Nos trabalhos da mostra, o signo é revisitado moldurando a tela de cerca de metros ou como protagonista de algumas cenas. “Dentro desse universo total, dessa forma criada pela serpente, você tem o caos, a matéria e a natureza. Quero falar sobre esse tempo que se repente, que se reconstrói, se come. Sobre as histórias do mundo são sempre as mesmas, sempre recontadas”, explica.
Mas Thiago atualiza e territorializa o mito ao representar a serpente, aqui, como uma sucuri – espécie encontrada na América do Sul. Na pintura que abre a exposição a sucuri circunda um mundo em colapso: uma guerra entre dois jaguares acontece entre cenas de oprimidos matando outros oprimidos. “Essa luta acontece dentro de um sistema muito maior.

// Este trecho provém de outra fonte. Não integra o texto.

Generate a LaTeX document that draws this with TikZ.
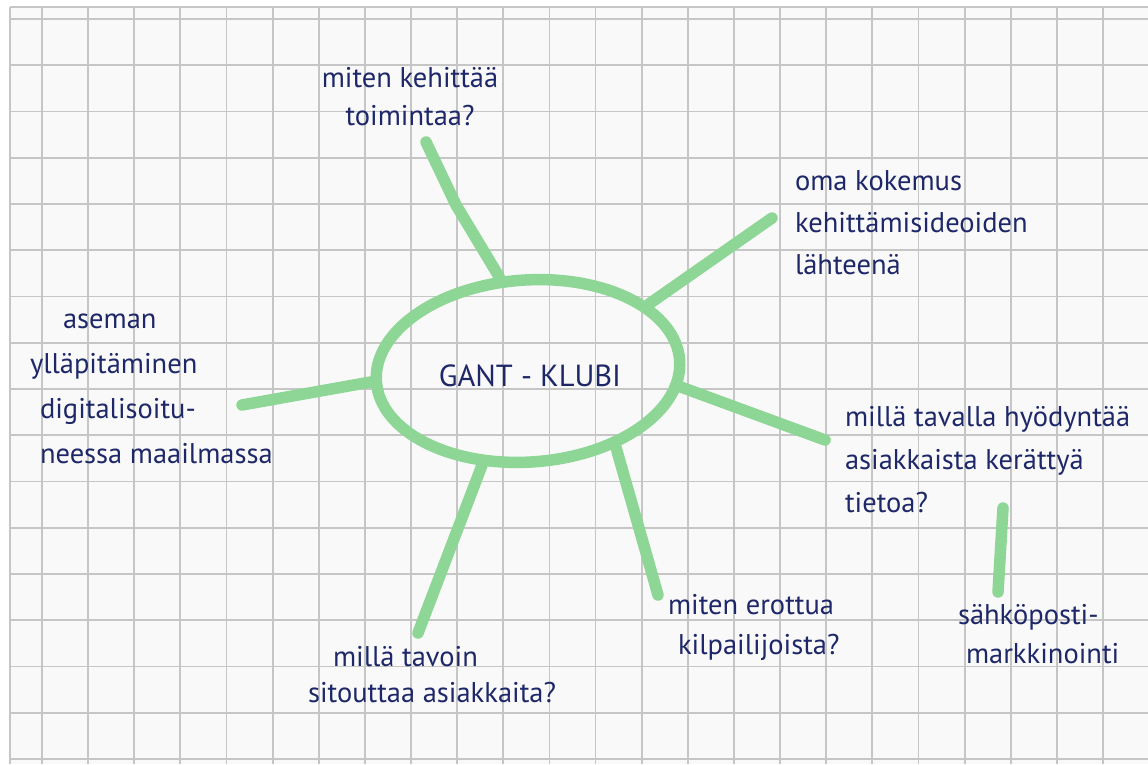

A cobra grande aparece como símbolo de um grande sistema – governamental, colonialismo ou imperialismo. Alguns falam sobre o capitalismo, pela fome incessante da cobra”, explica o artista. “A onça é um símbolo muito forte em toda cultura da América Latina. Ela é muito valorizada entre os maias, astecas, incas e os indígenas brasileiros amazônicos”.